Monday, 20 May 2019

Court denies San Francisco’s request to review blocked cell phone health warning case



A US appeals court has denied a request by lawyers for the city of San Francisco to review an earlier ruling which blocked the city’s controversial law which required cell phone retailers to distribute fact sheets that warn customers of potential radiation risks.


In September 2012, a three judge panel of the US 9th Circuit Court of Appeals ruled against San Francisco’s law, saying that the city cannot require retailers to distribute fact sheets that warn against the potential harm of cell phone signals because the information was not “purely factual and uncontroversial”.


A month after the judges unanimously prohibited San Francisco’s ‘cell phone right-to-know ordinance’ from taking effect, City Attorney Dennis Herrara submitted a petition for an en banc review, which would have required a random selection of 11 of all 29 of the 9th Circuit Court judges to review the case.


The city attorney’s petition claimed a full review of the case was in order because the court’s three judge panel “did not provide meaningful answers” in their ruling and “instead, it struck down this first-of-its-kind ordinance, duly enacted by the elected representatives of the people of San Francisco, in a two-page unpublished memorandum.”


However, in a February 27 ruling the court denied the city’s request to review the judgement and said they would not entertain any further petitions for rehearing the case.


In a response to the city’s earlier request, the US group representing the mobile phone industry, the CTIA, said that there was no legal reason for a review.


“The principles underpinning the panel decision - that government may not compel the expression of subjective opinions and “recommendations” regarding a matter of public controversy and debate - are well established in Supreme Court and Ninth Circuit precedent,” the CTIA response said.


“A panel of this Court unanimously and correctly concluded that, in light of the federal safety standards and the absence of any known adverse effects, the City’s required statements are misleading and not purely factual, and therefore violate the First Amendment.”

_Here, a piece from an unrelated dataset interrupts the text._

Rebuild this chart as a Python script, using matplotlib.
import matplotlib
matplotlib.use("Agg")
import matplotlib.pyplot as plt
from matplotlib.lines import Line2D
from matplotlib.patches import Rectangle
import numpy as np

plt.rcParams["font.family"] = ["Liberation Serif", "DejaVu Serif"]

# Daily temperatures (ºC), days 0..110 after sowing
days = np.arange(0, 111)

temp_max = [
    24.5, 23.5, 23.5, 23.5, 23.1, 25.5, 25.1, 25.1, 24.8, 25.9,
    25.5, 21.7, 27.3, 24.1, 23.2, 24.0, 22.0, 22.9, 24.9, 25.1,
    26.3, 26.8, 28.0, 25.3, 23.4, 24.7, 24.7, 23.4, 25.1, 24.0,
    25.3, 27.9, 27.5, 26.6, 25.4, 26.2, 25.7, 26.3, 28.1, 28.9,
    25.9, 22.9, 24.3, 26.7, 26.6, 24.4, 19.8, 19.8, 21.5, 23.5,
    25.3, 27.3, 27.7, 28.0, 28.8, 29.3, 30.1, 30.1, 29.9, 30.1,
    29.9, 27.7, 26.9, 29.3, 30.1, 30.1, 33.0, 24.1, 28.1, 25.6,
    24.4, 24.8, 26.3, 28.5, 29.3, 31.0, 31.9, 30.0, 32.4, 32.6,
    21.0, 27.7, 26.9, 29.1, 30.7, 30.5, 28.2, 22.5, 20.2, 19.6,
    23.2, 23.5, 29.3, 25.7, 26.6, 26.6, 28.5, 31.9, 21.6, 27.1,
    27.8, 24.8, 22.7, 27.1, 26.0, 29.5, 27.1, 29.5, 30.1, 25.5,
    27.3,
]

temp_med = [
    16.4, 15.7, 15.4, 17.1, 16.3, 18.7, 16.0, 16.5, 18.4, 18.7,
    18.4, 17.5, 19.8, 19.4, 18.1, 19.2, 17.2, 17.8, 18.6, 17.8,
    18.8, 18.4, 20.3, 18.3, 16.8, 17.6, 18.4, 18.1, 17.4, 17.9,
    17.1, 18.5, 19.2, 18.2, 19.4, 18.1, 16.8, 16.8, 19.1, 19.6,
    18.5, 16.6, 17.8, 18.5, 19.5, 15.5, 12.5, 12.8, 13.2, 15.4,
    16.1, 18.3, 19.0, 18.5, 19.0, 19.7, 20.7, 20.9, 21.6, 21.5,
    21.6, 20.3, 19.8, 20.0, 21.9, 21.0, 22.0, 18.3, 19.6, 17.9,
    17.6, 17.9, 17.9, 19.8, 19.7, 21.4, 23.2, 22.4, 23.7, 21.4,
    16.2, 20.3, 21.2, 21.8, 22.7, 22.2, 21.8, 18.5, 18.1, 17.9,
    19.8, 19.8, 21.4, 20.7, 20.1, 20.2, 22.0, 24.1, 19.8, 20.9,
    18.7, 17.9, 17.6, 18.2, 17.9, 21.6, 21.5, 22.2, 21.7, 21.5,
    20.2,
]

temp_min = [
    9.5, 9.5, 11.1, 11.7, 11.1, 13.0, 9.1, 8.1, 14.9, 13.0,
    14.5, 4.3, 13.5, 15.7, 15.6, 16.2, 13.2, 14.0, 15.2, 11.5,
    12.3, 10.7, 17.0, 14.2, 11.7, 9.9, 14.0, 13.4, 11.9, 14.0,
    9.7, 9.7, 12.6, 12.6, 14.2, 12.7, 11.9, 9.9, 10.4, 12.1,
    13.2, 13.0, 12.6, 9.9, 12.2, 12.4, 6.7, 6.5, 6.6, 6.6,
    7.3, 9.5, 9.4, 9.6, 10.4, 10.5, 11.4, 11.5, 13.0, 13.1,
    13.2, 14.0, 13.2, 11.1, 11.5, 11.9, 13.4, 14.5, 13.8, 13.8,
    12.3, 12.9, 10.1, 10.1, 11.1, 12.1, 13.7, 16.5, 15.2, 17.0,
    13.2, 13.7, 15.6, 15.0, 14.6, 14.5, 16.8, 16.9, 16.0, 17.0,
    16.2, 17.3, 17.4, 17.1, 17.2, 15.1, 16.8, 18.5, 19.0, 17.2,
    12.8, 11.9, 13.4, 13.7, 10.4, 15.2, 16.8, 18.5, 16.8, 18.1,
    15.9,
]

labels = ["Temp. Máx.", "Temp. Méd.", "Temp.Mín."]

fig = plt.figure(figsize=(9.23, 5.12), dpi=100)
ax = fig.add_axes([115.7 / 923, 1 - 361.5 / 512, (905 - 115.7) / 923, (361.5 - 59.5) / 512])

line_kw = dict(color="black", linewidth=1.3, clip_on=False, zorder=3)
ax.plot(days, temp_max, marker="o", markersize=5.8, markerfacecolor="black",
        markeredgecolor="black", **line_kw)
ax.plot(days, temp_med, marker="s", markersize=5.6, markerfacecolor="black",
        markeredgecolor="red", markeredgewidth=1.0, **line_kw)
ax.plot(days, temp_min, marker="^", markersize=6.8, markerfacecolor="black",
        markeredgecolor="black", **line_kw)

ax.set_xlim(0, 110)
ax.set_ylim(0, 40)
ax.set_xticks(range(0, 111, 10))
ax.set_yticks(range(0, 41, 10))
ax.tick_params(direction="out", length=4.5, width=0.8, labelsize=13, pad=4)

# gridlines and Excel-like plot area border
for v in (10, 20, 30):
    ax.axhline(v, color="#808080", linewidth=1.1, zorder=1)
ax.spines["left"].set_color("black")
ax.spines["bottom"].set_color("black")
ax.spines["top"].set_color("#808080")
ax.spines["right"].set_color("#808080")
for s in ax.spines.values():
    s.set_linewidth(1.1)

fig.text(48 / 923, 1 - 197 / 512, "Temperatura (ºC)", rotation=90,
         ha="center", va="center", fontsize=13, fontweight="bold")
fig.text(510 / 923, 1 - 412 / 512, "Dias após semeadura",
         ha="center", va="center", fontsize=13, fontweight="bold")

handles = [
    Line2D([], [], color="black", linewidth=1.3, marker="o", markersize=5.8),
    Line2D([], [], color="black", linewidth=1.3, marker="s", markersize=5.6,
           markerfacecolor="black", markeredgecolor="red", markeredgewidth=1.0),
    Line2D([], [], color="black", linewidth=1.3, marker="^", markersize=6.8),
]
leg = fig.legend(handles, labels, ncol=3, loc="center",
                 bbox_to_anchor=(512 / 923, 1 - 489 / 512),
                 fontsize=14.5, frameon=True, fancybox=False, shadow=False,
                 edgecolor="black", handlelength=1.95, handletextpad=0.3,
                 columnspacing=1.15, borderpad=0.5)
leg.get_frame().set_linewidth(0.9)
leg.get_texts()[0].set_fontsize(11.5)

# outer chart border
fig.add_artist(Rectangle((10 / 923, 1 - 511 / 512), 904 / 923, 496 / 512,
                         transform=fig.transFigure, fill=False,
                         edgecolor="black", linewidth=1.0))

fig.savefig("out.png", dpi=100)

“In short, the City fails to meet the standard for rehearing en banc and its petition should be denied.”


The September 2012 ruling to block the law was issued by Judges Mary Schroeder and Consuelo Callahan and U.S. District Judge Edward Korman of New York, temporarily assigned to the court.


The decision left the city’s lawyers with three options: ask the 9th Circuit Court or the U.S. Supreme Court to review the case, go back to the U.S. District Court to have a full trial or repeal the law in line with the judges’ decision.



The 9th Circuit Court said none of its 29 judges had requested a vote on whether to review the case en banc, so the city’s request was denied and the court’s earlier decision to uphold the ban on the controversial law remained in place.


  9th Circuit judges  
  Judges Schroeder, Callahan and Korman of the 9th Circuit Court of Appeals ruled San Francisco cannot force retailers to distribute fact sheets that are not purely factual.  

The law first enacted by San Francisco in 2010 would have required retailers to give each cell phone buyer a fact sheet saying the World Health Organization had classified the phones' radio-frequency emissions as a “possible carcinogen.”


The sheet also showed human silhouettes absorbing radiation and suggests protective measures, like wearing headsets, making shorter calls and limiting use by children.


Stores would have had to put similar messages on large wall posters and on stickers attached to display ads.


In 2011 a U.S. District Court Judge, William Alsup, ruled that parts of San Francisco's ordinance went too far, conveying what he called a misleading message that cell phones are dangerous.


“The overall impression left is that cell phones are dangerous and that they have somehow escaped the regulatory process," Judge Alsup wrote.  “That impression is untrue and misleading, for all of the cell phones sold in the United States must comply with safety limits set by the FCC.”


He told the city to delete the silhouettes and modify its fact sheet, but said it could still compel retailers to disclose undisputed facts about a “plausible public health threat.”


The CTIA said the revised fact sheet, although preferable to the original version, still violated freedom of expression and the appeals court agreed.


The city's fact sheet, even in the scaled-back version approved by Judge Alsup, “contains more than just facts,” the appeals court said in a 3-0 ruling.


Consumers could interpret the list of protective measures as “expressing San Francisco's opinion that using cell phones is dangerous,” the three judges concluded.


That view is debatable, the appeals court said, citing the Federal Communications Commission's findings that the phones are safe when radiation emissions are within the agency's approved limits.